• The task:
Begin with the first line below and retype each line exactly through the line containing "const data = categories.map((name, i)". Any pictures are to be left out.

• Provided data:
***

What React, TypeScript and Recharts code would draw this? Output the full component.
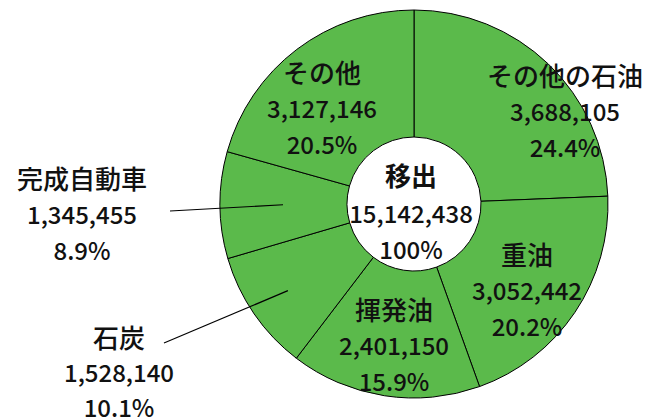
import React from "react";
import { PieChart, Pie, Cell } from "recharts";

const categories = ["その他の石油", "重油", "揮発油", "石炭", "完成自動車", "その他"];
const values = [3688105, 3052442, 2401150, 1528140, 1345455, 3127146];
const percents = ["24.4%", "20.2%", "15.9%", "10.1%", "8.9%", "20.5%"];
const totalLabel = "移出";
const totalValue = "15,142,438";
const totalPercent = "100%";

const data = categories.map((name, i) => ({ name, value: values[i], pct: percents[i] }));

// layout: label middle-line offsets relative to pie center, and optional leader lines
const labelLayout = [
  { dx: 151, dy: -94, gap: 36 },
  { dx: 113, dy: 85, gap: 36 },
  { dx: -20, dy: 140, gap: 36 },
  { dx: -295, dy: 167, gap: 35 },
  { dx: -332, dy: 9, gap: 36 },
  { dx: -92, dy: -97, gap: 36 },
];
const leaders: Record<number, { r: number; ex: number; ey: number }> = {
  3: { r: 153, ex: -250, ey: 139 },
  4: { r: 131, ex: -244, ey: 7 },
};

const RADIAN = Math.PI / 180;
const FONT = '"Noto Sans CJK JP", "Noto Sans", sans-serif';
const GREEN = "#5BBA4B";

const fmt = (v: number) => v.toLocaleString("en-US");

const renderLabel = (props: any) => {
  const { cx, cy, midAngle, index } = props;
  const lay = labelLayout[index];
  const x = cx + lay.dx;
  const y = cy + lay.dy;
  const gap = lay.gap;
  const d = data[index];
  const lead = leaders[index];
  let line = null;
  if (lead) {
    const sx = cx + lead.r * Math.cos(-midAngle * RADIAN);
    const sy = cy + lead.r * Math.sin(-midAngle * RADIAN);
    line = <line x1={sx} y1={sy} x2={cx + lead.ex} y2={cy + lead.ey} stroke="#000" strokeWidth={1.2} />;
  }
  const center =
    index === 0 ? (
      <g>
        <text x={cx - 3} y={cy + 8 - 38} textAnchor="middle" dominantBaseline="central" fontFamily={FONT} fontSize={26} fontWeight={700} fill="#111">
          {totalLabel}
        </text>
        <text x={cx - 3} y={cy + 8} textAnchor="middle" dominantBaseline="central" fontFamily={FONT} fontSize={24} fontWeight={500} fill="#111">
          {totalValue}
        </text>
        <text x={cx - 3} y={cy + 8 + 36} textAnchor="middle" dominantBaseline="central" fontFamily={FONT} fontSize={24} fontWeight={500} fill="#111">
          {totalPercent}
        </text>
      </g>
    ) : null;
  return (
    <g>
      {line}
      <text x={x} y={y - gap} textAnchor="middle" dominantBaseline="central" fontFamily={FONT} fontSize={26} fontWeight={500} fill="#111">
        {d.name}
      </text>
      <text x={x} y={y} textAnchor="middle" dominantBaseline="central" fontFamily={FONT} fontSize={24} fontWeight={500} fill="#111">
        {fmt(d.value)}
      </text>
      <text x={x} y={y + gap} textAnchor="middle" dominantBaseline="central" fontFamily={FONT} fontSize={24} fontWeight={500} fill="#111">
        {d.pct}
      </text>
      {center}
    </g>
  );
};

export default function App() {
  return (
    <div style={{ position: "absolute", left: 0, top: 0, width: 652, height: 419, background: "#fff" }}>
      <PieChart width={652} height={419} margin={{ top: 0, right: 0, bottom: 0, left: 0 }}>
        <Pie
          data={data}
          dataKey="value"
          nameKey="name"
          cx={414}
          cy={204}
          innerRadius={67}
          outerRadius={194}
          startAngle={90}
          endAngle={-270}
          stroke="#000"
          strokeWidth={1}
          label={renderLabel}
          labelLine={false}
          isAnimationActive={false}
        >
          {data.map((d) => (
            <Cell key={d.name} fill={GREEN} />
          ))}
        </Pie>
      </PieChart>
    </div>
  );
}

***

• Output of the exercise:
What React, TypeScript and Recharts code would draw this? Output the full component.
import React from "react";
import { PieChart, Pie, Cell } from "recharts";

const categories = ["その他の石油", "重油", "揮発油", "石炭", "完成自動車", "その他"];
const values = [3688105, 3052442, 2401150, 1528140, 1345455, 3127146];
const percents = ["24.4%", "20.2%", "15.9%", "10.1%", "8.9%", "20.5%"];
const totalLabel = "移出";
const totalValue = "15,142,438";
const totalPercent = "100%";

const data = categories.map((name, i) => ({ name, value: values[i], pct: percents[i] }));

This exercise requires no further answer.